As is to be expected with such a high-profile design, Libeskind’s proposal has sparked controversy. Already in late September, his thoughts on the future of the site were condemned at a public forum at the New York Historical Society by The New Republic’s literary editor, Leon Wieseltier, who accused Libeskind of egotistically rushing to transform a proper site of mourning into “a theme park for advanced architectural taste.” More recently, New York Times architecture critic Herbert Muschamp criticized Libeskind’s design for the opposite reason — that it was “astonishingly tasteless” in proposing that “a large piece of Manhattan be permanently dedicated to the artistic representation of enemy assault.” Whether accusing Libeskind of a shortage or a surfeit of commemorative piety, such contradictory criticisms reflect the ongoing disagreement about whether the future of Ground Zero should be primarily devoted to commemorating catastrophe or ringing in renewal. At the same time, though, they also testify to the evocative power of Libeskind’s design.
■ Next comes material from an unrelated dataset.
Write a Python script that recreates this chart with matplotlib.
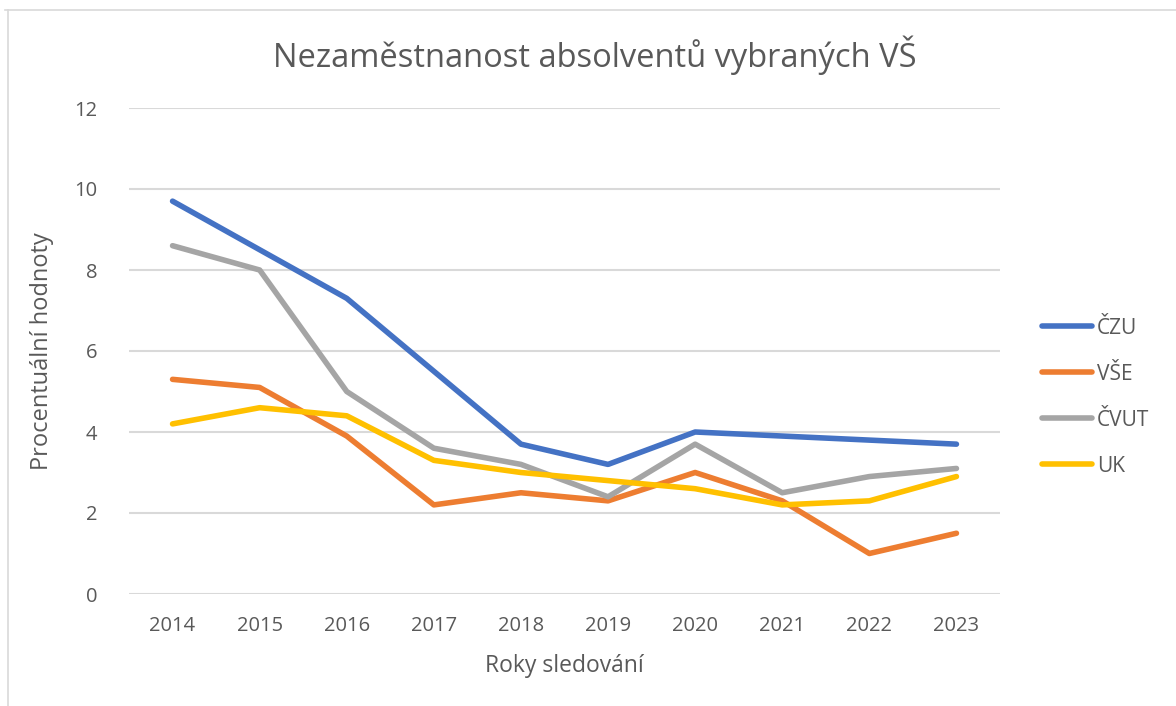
import matplotlib
matplotlib.use("Agg")
import matplotlib.pyplot as plt
from matplotlib.lines import Line2D

years = ["2014", "2015", "2016", "2017", "2018", "2019", "2020", "2021", "2022", "2023"]
czu = [9.7, 8.5, 7.3, 5.5, 3.7, 3.2, 4.0, 3.9, 3.8, 3.7]
vse = [5.3, 5.1, 3.9, 2.2, 2.5, 2.3, 3.0, 2.3, 1.0, 1.5]
cvut = [8.6, 8.0, 5.0, 3.6, 3.2, 2.4, 3.7, 2.5, 2.9, 3.1]
uk = [4.2, 4.6, 4.4, 3.3, 3.0, 2.8, 2.6, 2.2, 2.3, 2.9]
series_names = ["ČZU", "VŠE", "ČVUT", "UK"]
colors = ["#4472C4", "#ED7D31", "#A5A5A5", "#FFC000"]
yticks = [0, 2, 4, 6, 8, 10, 12]

plt.rcParams['font.family'] = ['Open Sans', 'DejaVu Sans']
txt = "#595959"

fig = plt.figure(figsize=(11.76, 7.06), dpi=100)
W, H = 1176, 706
ax = fig.add_axes([129 / W, 1 - 594 / H, (1000 - 129) / W, (594 - 108) / H])

x = list(range(len(years)))
for vals, name, c in zip([czu, vse, cvut, uk], series_names, colors):
    ax.plot(x, vals, color=c, lw=4.0, label=name, solid_capstyle='round', solid_joinstyle='round', zorder=3)

ax.set_xlim(-0.5, len(years) - 0.5)
ax.set_ylim(0, 12)
ax.set_yticks(yticks)
ax.set_xticks(x)
ax.set_xticklabels(years)
ax.grid(axis='y', color='#D9D9D9', lw=1.5, zorder=0)
ax.tick_params(axis='both', length=0, labelsize=14.5, colors=txt)
ax.tick_params(axis='x', pad=16)
ax.tick_params(axis='y', pad=23)
for s in ax.spines.values():
    s.set_visible(False)

ax.set_xlabel("Roky sledování", fontsize=16.5, color=txt, labelpad=13)
ax.set_ylabel("Procentuální hodnoty", fontsize=17, color=txt, labelpad=14)

fig.text(595 / W, 1 - 55 / H, "Nezaměstnanost absolventů vybraných VŠ", ha='center', va='center',
         fontsize=23.5, color=txt)

leg = fig.legend(loc='upper left', bbox_to_anchor=(1023 / W, 1 - 299 / H), frameon=False,
                 fontsize=15, labelcolor=txt, handlelength=2.4, handletextpad=0.25, labelspacing=1.2)
for h in leg.get_lines():
    h.set_linewidth(4.0)

fig.add_artist(Line2D([5 / W, 1], [1 - 10 / H, 1 - 10 / H], color='#D9D9D9', lw=1.2))
fig.add_artist(Line2D([8 / W, 8 / W], [1 - 10 / H, 0], color='#D9D9D9', lw=1.2))

fig.savefig("out.png", dpi=100, facecolor='white')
Ultimately, the final decision for the future of Ground Zero is at least several days away, and in all probability, the site’s ultimate form will not be settled for many months. But should Libeskind’s design be realized in a form comparable to what he recently submitted, it would represent a notable first in the history of Jewish architectural achievement. Neither in modern American nor modern European history has a Jewish architect been entrusted with designing a site possessing the national prominence destined to be associated with the future buildings at Ground Zero. Should Daniel Libeskind succeed in gaining the commission, his design will represent the timely application of an architectural philosophy molded by the paradigmatic rupture of modern Jewish history — the Holocaust — to an architectural challenge unprecedented in American history. In the end, the traumas of Jewish memory may help to shape the future contours of American memory.